Replace Columbus statue with Caribbean heroes

THE EDITOR: Contrary to Chief Bharath’s attempt to distance Christopher Columbus from the genocide of indigenous peoples of Kairi (Trinidad) (Trinidad Express, June 15), there is clear evidence that depopulation began during Columbus’s lifetime. Raiders from Santo Domingo began swooping down on Trinidad as early as 1500 for slave labour.

Fierce resistance earned these natives the political label “cannibals.” In 1503 Queen Isabella decreed that cannibals “may be captured” and “sold” as slaves. In 1516 Juan de Quejo, a pilot on Columbus’s final voyage, raided Trinidad, captured and burnt many natives alive in a house where they had hidden.

Professor Emerita of History Bridget Brereton’s support for Columbus’s removal from its “prominent public space in the capital city” is significant for two reasons: she is a pre-eminent historian of the island, highly respected around the world; she was also the chair of the national committee to replace the contentious Trinity Cross, which delivered a new medal that received unanimous approbation by citizens and political parties.

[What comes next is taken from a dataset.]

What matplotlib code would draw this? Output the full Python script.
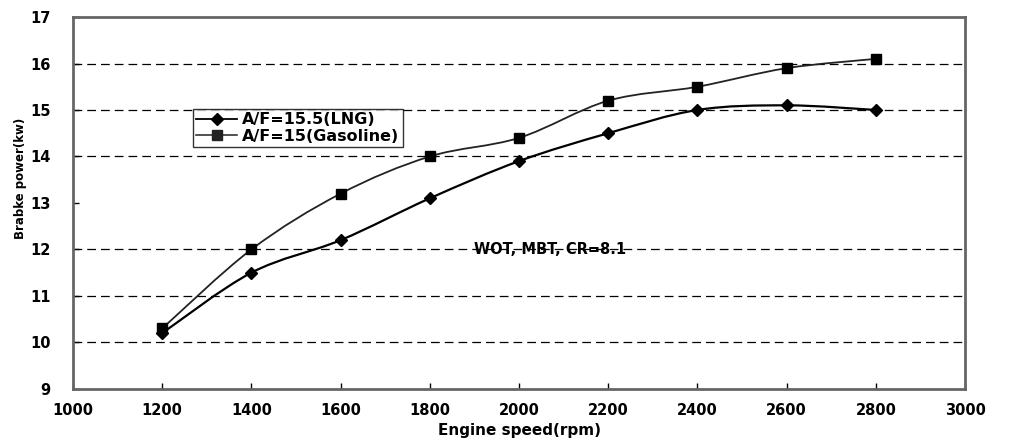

Nevertheless, I do not agree with her assertion that “it would be impossible to find a figure who would command universal respect from the citizens” (Trinidad Guardian, June 12).

Should the statue be transferred to the Moruga Museum, as Dr Kirk Meighgoo suggests (Trinidad Newsday, June 16), it would be a scandalous mockery of the current anti-supremacism revolt.

The curator of the Moruga Museum worships Columbus to an idolatrous degree. He erected his own Columbus monument in 2010 and made TT a laughing stock in the Eastern Caribbean, being the only country still commemorating “Discovery Day.” To give him this monument would be to make the Moruga Museum into a shrine for devotees of Columbus. This must never be allowed to happen. The statue must be removed to the National Museum or the National Archives.

Director of the Cross Rhodes Freedom Project, Shabaka Kambon and I jointly proposed three optional figures to replace Columbus, long before the current wave of protests. These recommendations are known to Chief Bharath and the Port of Spain City Corporation and have been accepted and endorsed by the Emancipation Support Committee and the National Reparations Committee.

The first figure is Taino Cacique (Queen) Anacaona, the first known heroine of the age of colonisation. Anacaona met Columbus on his second voyage, but had to wage war against the tyranny he and his men had unleashed. In 1502 she fell into a trap laid by governor Ovando, was captured, and burnt to death together with scores of her officials.

We also recommend that Columbus Square be renamed Anacaona Square. Recognition of a Caribbean heroine of such historic significance to the struggle against colonial oppression and violence would help to erode the historic insularity that plagues Caribbean peoples.

The second figure is local Cacique (Chief) Baucunar of the Carinepagoto tribe in Cumucurapo. Baucunar preserved the sovereignty of Trinidad against attempts by Antonio Cedeno to build a colony in Mucurapo in the 1530s. This colony would have served as a post to deliver natives into slavery in Hispaniola and Magarita. Before withdrawing, Cedeno committed a grave crime against humanity by slaughtering a whole village as the people slept at night. It is believed the site of the massacre included the location of the Red House.

The third alternative is Cacique Goanagoanare, also of the Carinepagoto, who allied with Walter Raleigh to drive the Spaniards out of St Joseph. After the failed attempt, Goanagoanare was captured and tortured by governor de Berrio.

The territory of these two rulers included or bordered the space now desecrated by the Columbus monument.

The logic of our proposal is the same as that of colonising forces across the early Spanish American Empire. Colonisers understood that any consecrated ground would remain sacred to the natives even if their temple or shrine were obliterated. In order to prevent continued veneration of a native deity, Spanish priests colonised these sites by erecting the first Christian churches on them.

If the plinth supporting Columbus’s statue is left vacant, it remains a sacred space to devotees of Columbus. It is therefore imperative that the plinth supports a monument celebrating the first resistance to Spanish invasion and colonisation. Such a monument will exorcise the ground violated by Columbus’s statue.

I cannot perceive any right-minded citizen as being conflicted by any one of these options.